To do:
Restate each line word for word. Leave out every picture.

BEGIN

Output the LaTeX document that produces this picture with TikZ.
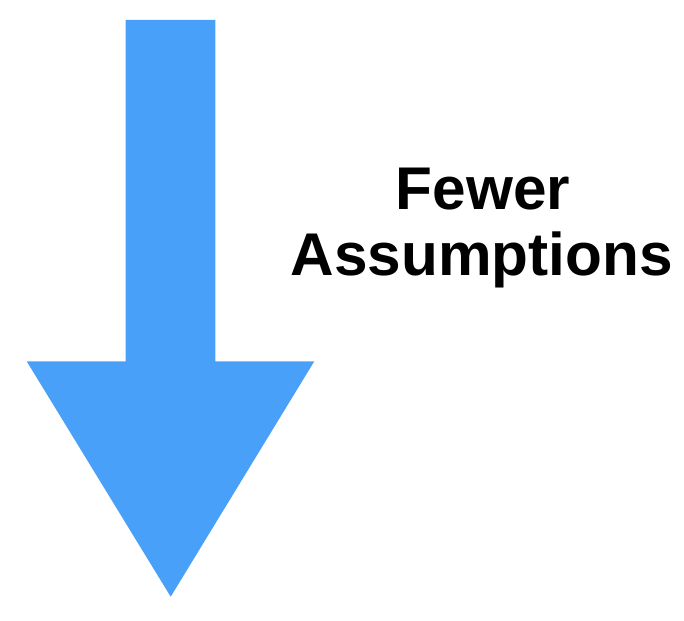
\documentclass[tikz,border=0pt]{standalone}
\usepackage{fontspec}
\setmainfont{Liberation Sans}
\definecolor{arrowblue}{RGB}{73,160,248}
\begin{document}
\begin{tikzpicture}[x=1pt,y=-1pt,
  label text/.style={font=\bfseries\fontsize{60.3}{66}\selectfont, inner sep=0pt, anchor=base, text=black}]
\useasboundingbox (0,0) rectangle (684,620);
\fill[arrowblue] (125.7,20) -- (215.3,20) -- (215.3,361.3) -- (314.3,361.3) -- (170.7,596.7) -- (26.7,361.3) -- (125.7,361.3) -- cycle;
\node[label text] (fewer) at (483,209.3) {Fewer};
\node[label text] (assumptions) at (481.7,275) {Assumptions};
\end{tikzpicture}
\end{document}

END

Correct response:
Output the LaTeX document that produces this picture with TikZ.
\documentclass[tikz,border=0pt]{standalone}
\usepackage{fontspec}
\setmainfont{Liberation Sans}
\definecolor{arrowblue}{RGB}{73,160,248}
\begin{document}
\begin{tikzpicture}[x=1pt,y=-1pt,
  label text/.style={font=\bfseries\fontsize{60.3}{66}\selectfont, inner sep=0pt, anchor=base, text=black}]
\useasboundingbox (0,0) rectangle (684,620);
\fill[arrowblue] (125.7,20) -- (215.3,20) -- (215.3,361.3) -- (314.3,361.3) -- (170.7,596.7) -- (26.7,361.3) -- (125.7,361.3) -- cycle;
\node[label text] (fewer) at (483,209.3) {Fewer};
\node[label text] (assumptions) at (481.7,275) {Assumptions};
\end{tikzpicture}
\end{document}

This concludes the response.